産経抄が中国憲法をたっぷり皮肉った。
わが「日本国憲法」に負けず劣らず「中華人民共和国憲法」にも立派な条文が並んでいる。たとえば第33条は「国家は人権を尊重し保障する」としている。
▼もともと中国の憲法には「人権」の概念はなかったという。きっかけは1989年天安門事件だった。民主化を求める市民や学生が解放軍に無残に殺された事実に世界は衝撃を受けた。▼西側諸国から人権弾圧を厳しく批判され、経済制裁を受けた中国政府は2年後「中国の人権状況」と題した白書を発表。人権の規定が2004年の憲法修正の際に付け加えられた。▼さらに第37条には「公民の人身の自由は侵犯を受けない」ともある。しかし「法に基づく統治」を唱えてきたはずの習近平政権に憲法を順守する姿勢はまったく見えない。
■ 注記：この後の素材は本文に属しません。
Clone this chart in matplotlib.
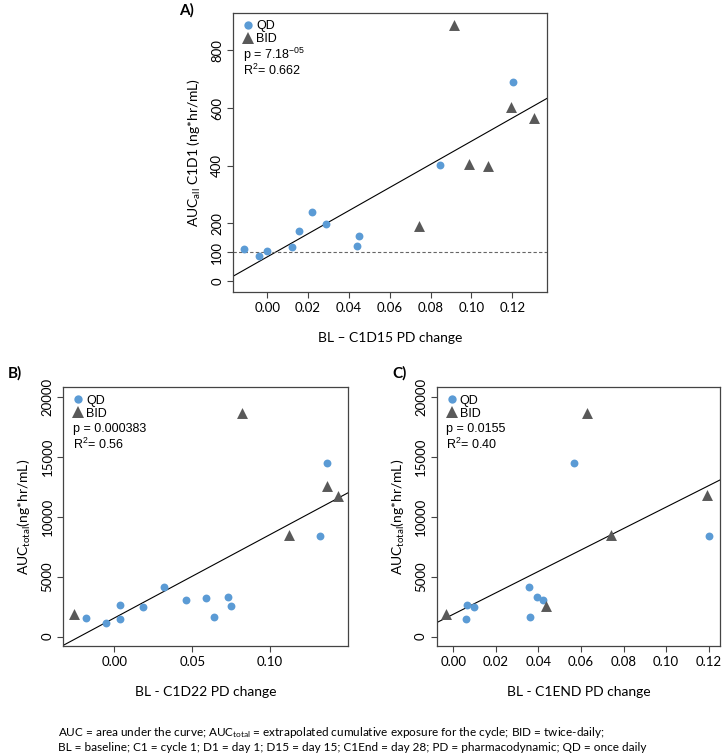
import matplotlib.pyplot as plt
import numpy as np
from matplotlib.lines import Line2D

plt.rcParams['font.family'] = ['Lato', 'DejaVu Sans']
plt.rcParams['mathtext.default'] = 'regular'

# Panel A: BL - C1D15 PD change vs AUCall C1D1
a_qd_x = [-0.0114, -0.0041, -0.0002, 0.0121, 0.0157, 0.0220, 0.0286, 0.0439, 0.0447, 0.0846, 0.1203]
a_qd_y = [113, 87, 104, 119, 175, 240, 199, 122, 155, 404, 691]
a_bid_x = [0.0914, 0.0744, 0.0986, 0.1082, 0.1192, 0.1304]
a_bid_y = [890, 190, 406, 398, 604, 565]
a_fit = (4013, 84)  # slope, intercept

# Panel B: BL - C1D22 PD change vs AUCtotal
b_qd_x = [-0.0184, -0.0054, 0.0039, 0.0036, 0.0186, 0.0317, 0.0463, 0.0589, 0.0642, 0.0730, 0.0752, 0.1323, 0.1366]
b_qd_y = [1583, 1167, 2611, 1472, 2444, 4111, 3083, 3250, 1639, 3333, 2528, 8417, 14444]
b_bid_x = [-0.0259, 0.0820, 0.1124, 0.1364, 0.1435]
b_bid_y = [1917, 18600, 8450, 12550, 11750]
b_fit = (69481, 1557)

# Panel C: BL - C1END PD change vs AUCtotal
c_qd_x = [0.0066, 0.0096, 0.0060, 0.0354, 0.0359, 0.0395, 0.0423, 0.0569, 0.1203]
c_qd_y = [2611, 2444, 1472, 4111, 1639, 3333, 3083, 14444, 8417]
c_bid_x = [-0.0033, 0.0630, 0.0434, 0.0743, 0.1192]
c_bid_y = [1880, 18600, 2570, 8450, 11780]
c_fit = (89324, 1864)

blue = '#5b9bd5'
grey = '#595959'
legend_family = ['Liberation Sans', 'DejaVu Sans']


def draw_panel(ax, qd_x, qd_y, bid_x, bid_y, fit, xlim, ylim, xticks, yticks,
               xlabel, ylabel, p_text, r2_text):
    ax.scatter(qd_x, qd_y, s=32, color=blue, marker='o', zorder=3, linewidths=0)
    ax.scatter(bid_x, bid_y, s=62, color=grey, marker='^', zorder=3, linewidths=0)
    xs = np.array(xlim)
    ax.plot(xs, fit[1] + fit[0] * xs, color='black', lw=0.8)
    ax.set_xlim(xlim)
    ax.set_ylim(ylim)
    ax.set_xticks(xticks)
    ax.set_xticklabels(['{:.2f}'.format(v) for v in xticks])
    ax.set_yticks(yticks)
    ax.set_yticklabels([str(v) for v in yticks], rotation=90, va='center')
    ax.tick_params(labelsize=9.5, length=4, width=0.8, color='#444444', pad=3)
    ax.set_xlabel(xlabel, fontsize=10, labelpad=13)
    ax.set_ylabel(ylabel, fontsize=10, labelpad=6)
    for sp in ax.spines.values():
        sp.set_color('#444444')
        sp.set_linewidth(0.9)
    handles = [Line2D([], [], ls='', marker='o', color=blue, markersize=6, markeredgewidth=0),
               Line2D([], [], ls='', marker='^', color=grey, markersize=8.5, markeredgewidth=0)]
    ax.legend(handles, ['QD', 'BID'], loc='upper left', frameon=False,
              prop={'family': legend_family, 'size': 9},
              handletextpad=0.05, handlelength=1.2, borderaxespad=0.5, labelspacing=0.08,
              borderpad=0.1)
    ax.annotate(p_text, (0, 1), xycoords='axes fraction', xytext=(7, -30),
                textcoords='offset points', va='center', ha='left',
                fontsize=9, family=legend_family)
    ax.annotate(r2_text, (0, 1), xycoords='axes fraction', xytext=(7, -41),
                textcoords='offset points', va='center', ha='left',
                fontsize=9, family=legend_family)


fig = plt.figure(figsize=(7.22, 7.55), dpi=100)

ax_a = fig.add_axes([0.3227, 0.6132, 0.4349, 0.3696])
draw_panel(ax_a, a_qd_x, a_qd_y, a_bid_x, a_bid_y, a_fit,
           (-0.0168, 0.137), (-38, 930),
           [0.0, 0.02, 0.04, 0.06, 0.08, 0.10, 0.12], [0, 100, 200, 400, 600, 800],
           'BL \u2013 C1D15 PD change', 'AUC$_{all}$ C1D1 (ng*hr/mL)',
           'p = 7.18$^{-05}$', 'R$^{2}$= 0.662')
ax_a.axhline(100, color='#666666', lw=0.8, ls=(0, (3, 2)))

ax_b = fig.add_axes([0.0877, 0.1444, 0.3947, 0.3426])
draw_panel(ax_b, b_qd_x, b_qd_y, b_bid_x, b_bid_y, b_fit,
           (-0.0328, 0.1503), (-778, 20778),
           [0.0, 0.05, 0.10], [0, 5000, 10000, 15000, 20000],
           'BL - C1D22 PD change', 'AUC$_{total}$(ng*hr/mL)',
           'p = 0.000383', 'R$^{2}$= 0.56')

ax_c = fig.add_axes([0.6048, 0.1444, 0.3924, 0.3426])
draw_panel(ax_c, c_qd_x, c_qd_y, c_bid_x, c_bid_y, c_fit,
           (-0.0078, 0.1253), (-778, 20778),
           [0.0, 0.02, 0.04, 0.06, 0.08, 0.10, 0.12], [0, 5000, 10000, 15000, 20000],
           'BL - C1END PD change', 'AUC$_{total}$(ng*hr/mL)',
           'p = 0.0155', 'R$^{2}$= 0.40')

fig.text(179 / 722, 1 - 10 / 755, 'A)', fontsize=11, fontweight='bold', va='center', ha='left')
fig.text(8 / 722, 1 - 373 / 755, 'B)', fontsize=11, fontweight='bold', va='center', ha='left')
fig.text(392 / 722, 1 - 373 / 755, 'C)', fontsize=11, fontweight='bold', va='center', ha='left')

fig.text(58 / 722, 1 - 739 / 755,
         'AUC = area under the curve; AUC$_{total}$ = extrapolated cumulative exposure for the cycle; BID = twice-daily;\n'
         'BL = baseline; C1 = cycle 1; D1 = day 1; D15 = day 15; C1End = day 28; PD = pharmacodynamic; QD = once daily',
         fontsize=8.5, va='center', ha='left', linespacing=1.25)

fig.savefig('out.png', dpi=100)
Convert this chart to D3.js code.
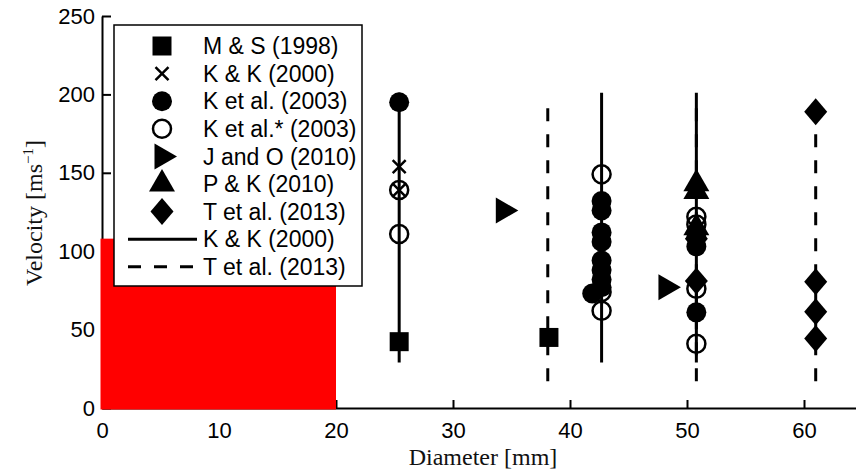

公安当局は先週後半から140人にも及ぶ人権派弁護士を連行している。いずれも合法的に弱者の保護に努めてきた人たちである。▼さて日本でも最近「言論弾圧」などというおどろおどろしい言葉が飛び交っている。とはいえ憲法学者は平然と自衛隊が憲法違反だと断じている。マスコミを批判した自民党の衆院議員は週刊誌に「バカ議員」とののしられる始末である。しかし稚拙な学者や議員先生が何でも言えるこの国に、やっぱり生まれてよかった。